Tuesday, April 11, 2006

Buying and Growing Food

My confidence is growing at the market, now that I can understand numbers and even have a reasonably good idea of how much things should cost. I'm still in trouble if they answer with anything other than a number, of course... The other day I tried to buy some shellfish - I have no idea what they're called in English or Korean, but I recognized them as something Gordon likes - and the woman gave some response other than a number to my query "How much is that?" Gordon suspects she was asking if I knew how to cook them. Who knows! In any case, she responded to my blank look by turning back to her task and ignoring me. So, no shellfish!
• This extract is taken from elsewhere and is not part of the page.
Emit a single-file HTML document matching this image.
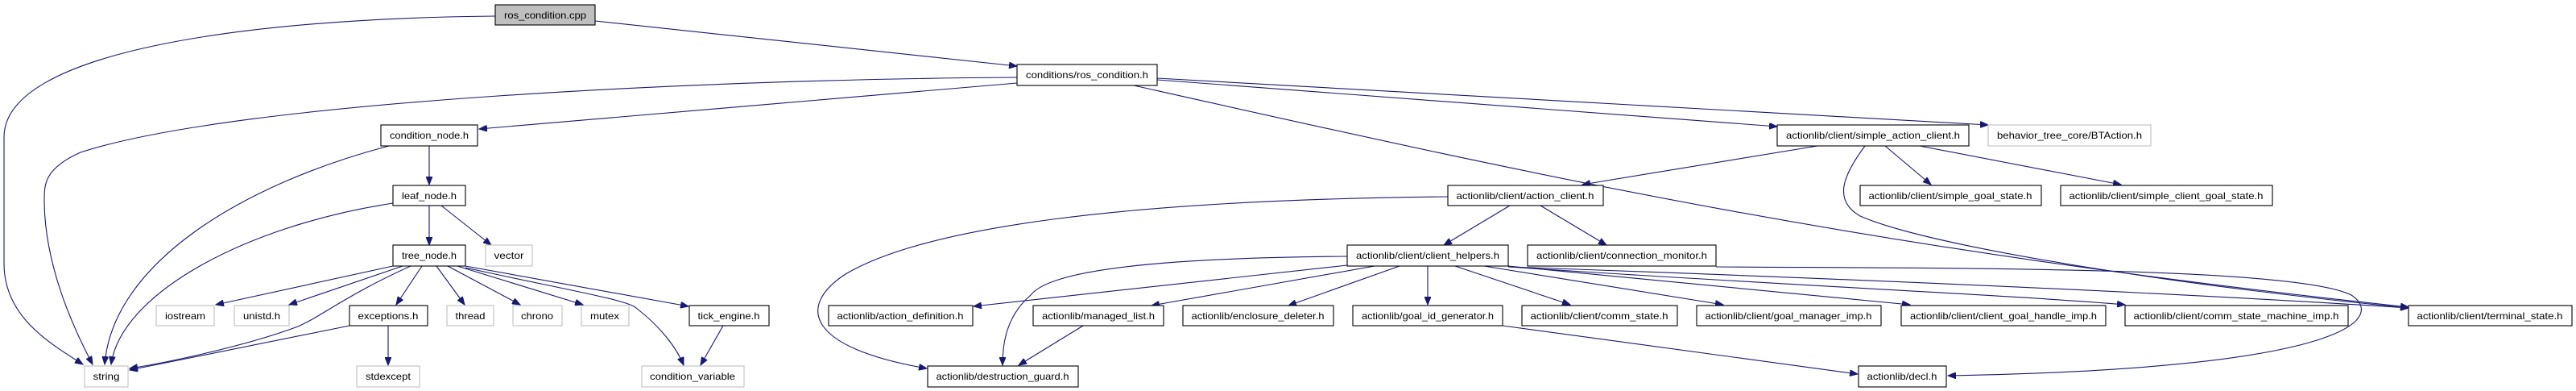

Generally older women (exclusively women) sell things at the market, not that they've grown themselves, but that they have purchased from bulk produce markets outside the city. Thus, the competition is mainly who can make it look the best... it all comes from the same place! I buy garlic by the bag: it's about impossible to find it still in the skin, but this does save time (though I'm convinced it's not good for the garlic to go about naked!). You have a choice of washed or dirty potatoes and carrots, scallions already cleaned and de-rooted or not, etc... but the garlic is always peeled. There are some seriously weird looking sea creatures around - the one I find the nastiest looking seems to be a hemichordate, but I'm not sure.... (Here's a picture:http://cluster3.biosci.utexas.edu/faculty/cameronc/Images.htm. The second line down, far right, is the best match. I can't imagine eating it!)
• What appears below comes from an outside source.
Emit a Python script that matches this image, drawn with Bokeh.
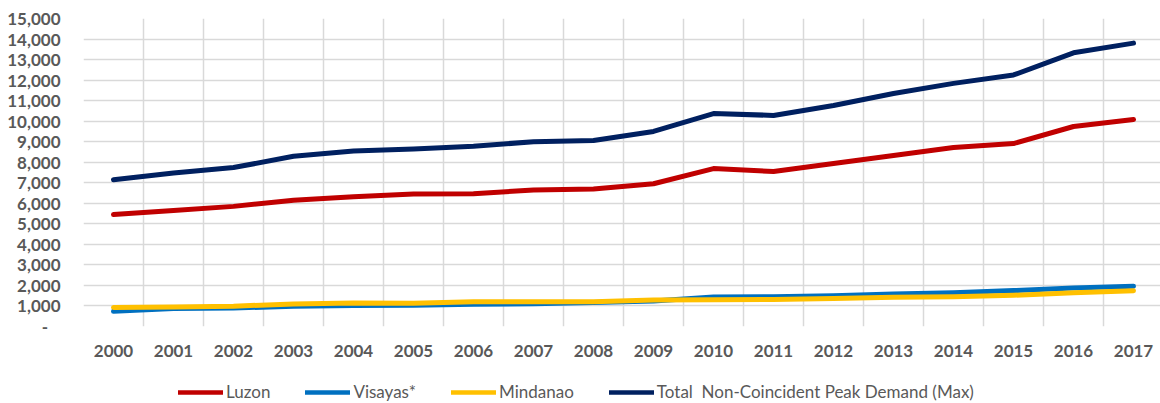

The more I learn.... such a sad and complex history - and so fast, above all. The old people here are fascinating (archaic seems a crude word to describe them, but I'm not sure what does) compared to our generation: completely passed by in the last fifty years of change, changes that took hundreds of years in Europe and North America. Having lived through what they have though, they seem to have no sense of embarrassment left - they will do whatever they want! We walked into a convenience-type store and the old woman who runs it was sleeping on the floor behind the counter. The bells on the door woke her; she sat up, hair askew, and took our money - then crawled back under the covers!
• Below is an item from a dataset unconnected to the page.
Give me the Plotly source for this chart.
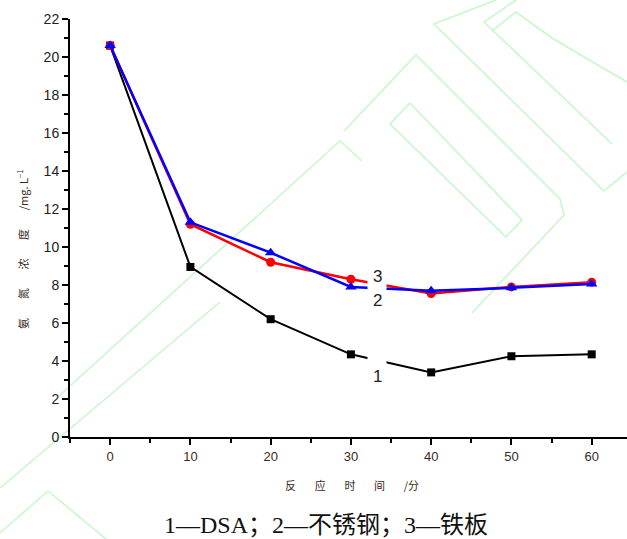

Almost all farming is still done by hand, with small tools. The way they bend when they work - squatting, their shoulders between their knees, or bent over, their backs at an impossible angle - makes me wince. Every square inch of semi-level ground between the mountains is utilized, in cases terraced straight up the mountainside (green tea, in rows just a few feet wide, apparently does well on a steep incline). All along the railroad tracks, the land is cultivated... technically on the property of the railroad, but probably tended by someone who lives nearby and happened to notice unused space. Sometimes this can be problematic. We observed that the space in our back yard was clearly a garden yet untended, and asked the landlord if we could use it. He okayed it, and we began the prepare the soil, rejoicing at having dirt under our nails! But just a week later, two older women appeared and declared that it was their garden. They don't live in the building, they never asked permission, but they had claimed it, and that's that.... they told us we could have two rows. So, we'll have a garden a bit smaller than we hoped for, but still plenty - an unexpected pleasure in the city.